The Secret Power of Music Lessons

October 6, 2023

For many families in Highland Park and Highwood, their Park District is the place for recreation and healthy activities, including music lessons!

Ask Sonia Rochon, and she’ll focus on something you might not think of as what we do here: how much her son Desmond loves taking piano lessons at the Park District! Sonia and her family moved to Highland Park from Chicago in 2019. In addition to taking other fun classes at West Ridge Center, Desmond, who is now in 4th grade, has been studying piano for the past year. “He really likes his teacher,” said Sonia. We hear that a lot about our teachers, and it’s something we’re quite proud of. “He’s come a long way in a short time,” said Sonia, “and I feel like he’s gotten a great start for everything moving forward.”

She also agreed with some other things that music educators have always known, and that we stress in our program: learning to read music is akin to learning and communicating in another language, and playing an instrument activates parts of the brain that are strikingly different than the ones we use when listening to music. That can help students, of any age, be more successful in other areas of academics and socialization. Research on the neurobiological effects of music on the brain has shown that the process by which we hear and interpret musical sounds is quite complex and that different types of music, and different musical instruments, activate different areas of the brain.

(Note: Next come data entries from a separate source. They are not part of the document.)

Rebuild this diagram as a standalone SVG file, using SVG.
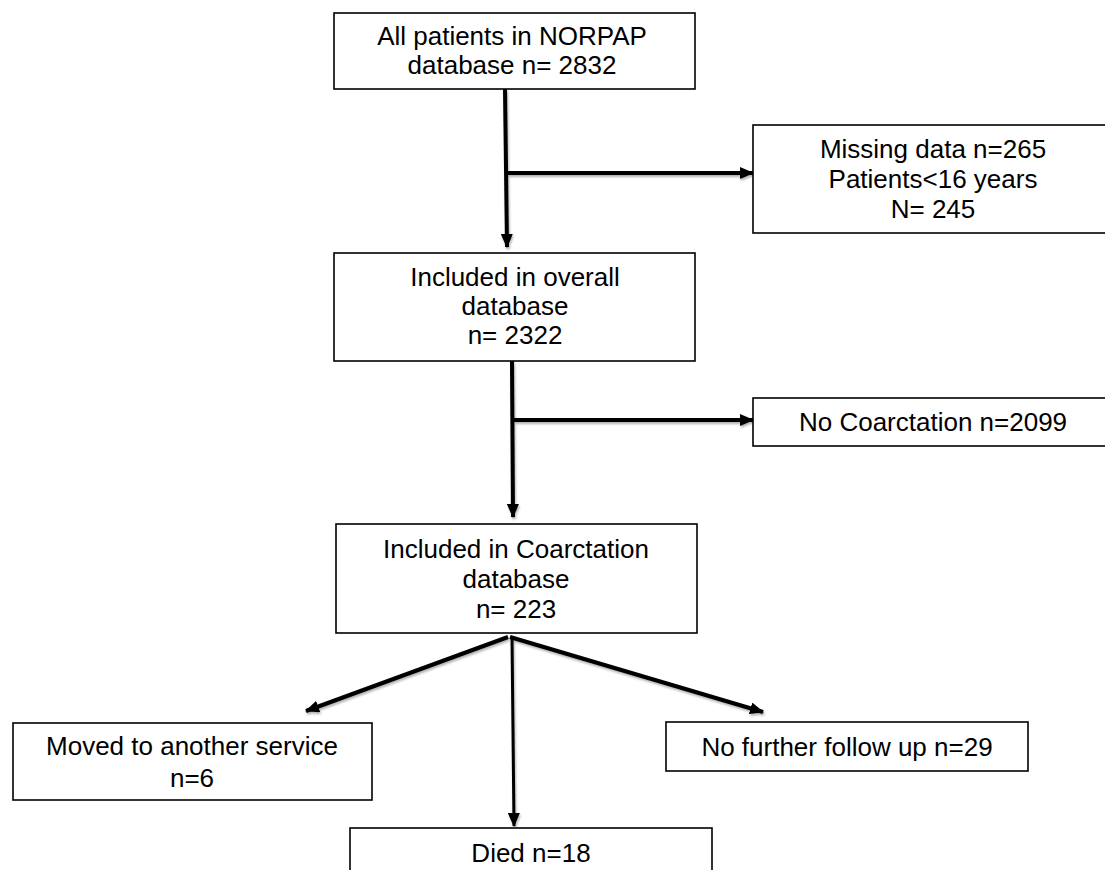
<svg xmlns="http://www.w3.org/2000/svg" width="1105" height="870" viewBox="0 0 1105 870">
<style>
.box{fill:#fff;stroke:#000;stroke-width:1.6}
.t{font-family:"Liberation Sans",Arial,sans-serif;font-size:26px;fill:#000;text-anchor:middle}
.c{fill:none;stroke:#000;stroke-width:4;stroke-linecap:butt}
.c3{fill:none;stroke:#000;stroke-width:3}
</style>
<defs>
<marker id="ah" markerUnits="userSpaceOnUse" markerWidth="14" markerHeight="12" refX="13" refY="6" orient="auto" viewBox="0 0 14 12">
<path d="M0,0 L14,6 L0,12 z" fill="#000"/>
</marker>
<filter id="sh" x="-10%" y="-10%" width="120%" height="120%">
<feDropShadow dx="1" dy="2" stdDeviation="1.2" flood-color="#000" flood-opacity="0.3"/>
</filter>
</defs>
<rect width="1105" height="870" fill="#fff"/>
<g id="connectors" filter="url(#sh)">
<path class="c" d="M505,89 L507,247" marker-end="url(#ah)"/>
<path class="c" d="M505,173 L753,173" marker-end="url(#ah)"/>
<path class="c" d="M512,361 L513,517" marker-end="url(#ah)"/>
<path class="c" d="M512,420 L753,420" marker-end="url(#ah)"/>
<path class="c" d="M508,637 L306,711" marker-end="url(#ah)"/>
<path class="c" d="M510,637 L763,712" marker-end="url(#ah)"/>
<path class="c3" d="M512,637 L514,826" marker-end="url(#ah)"/>
</g>
<g id="n1">
<rect class="box" x="334" y="13" width="361" height="76"/>
<text class="t" x="512" y="45">All patients in NORPAP</text>
<text class="t" x="512" y="74">database n= 2832</text>
</g>
<g id="n2">
<rect class="box" x="753" y="125" width="370" height="108"/>
<text class="t" x="933" y="158">Missing data n=265</text>
<text class="t" x="933" y="188">Patients&lt;16 years</text>
<text class="t" x="933" y="218">N= 245</text>
</g>
<g id="n3">
<rect class="box" x="334" y="253" width="361" height="108"/>
<text class="t" x="515" y="286">Included in overall</text>
<text class="t" x="515" y="315">database</text>
<text class="t" x="515" y="344">n= 2322</text>
</g>
<g id="n4">
<rect class="box" x="753" y="398" width="370" height="48"/>
<text class="t" x="933" y="431">No Coarctation n=2099</text>
</g>
<g id="n5">
<rect class="box" x="336" y="524" width="361" height="109"/>
<text class="t" x="516" y="558">Included in Coarctation</text>
<text class="t" x="516" y="588">database</text>
<text class="t" x="516" y="618">n= 223</text>
</g>
<g id="n6">
<rect class="box" x="13" y="723" width="359" height="77"/>
<text class="t" x="192" y="755">Moved to another service</text>
<text class="t" x="192" y="787">n=6</text>
</g>
<g id="n7">
<rect class="box" x="666" y="722" width="362" height="49"/>
<text class="t" x="847" y="756">No further follow up n=29</text>
</g>
<g id="n8">
<rect class="box" x="350" y="828" width="362" height="60"/>
<text class="t" x="531" y="862">Died n=18</text>
</g>
</svg>
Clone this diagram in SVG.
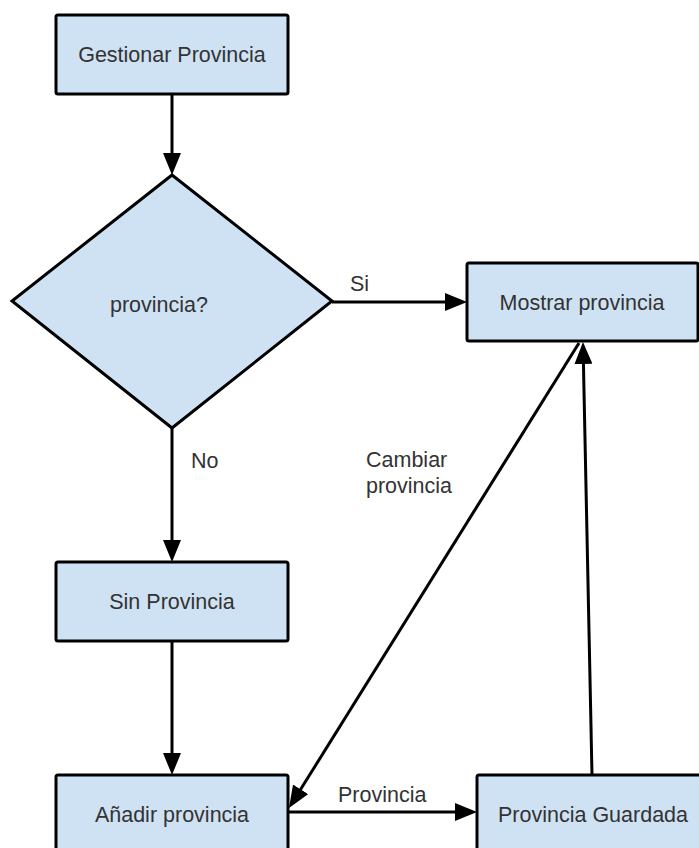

So, while you have always known that playing piano, guitar, or violin is certainly a physical activity with great benefits to manual dexterity, and a mental activity that increases your ability to concentrate and memorize, now you can add brain development to the reasons why taking lessons is good for your health and happiness1. Sweet!

Of course, we never forget that music lessons at the Park District are fun! Check them out and we think you’ll agree.

1 Here is some extra special “This is your brain on music” fun: Dr. David Silbersweig of the Harvard Medical School has written about these specific areas of the brain and what they do as far as playing and listening to music: The temporal lobe helps us understand tone and pitch. Our cerebellum helps us process rhythm and timing. The amygdala and hippocampus are responsible for emotions and memory.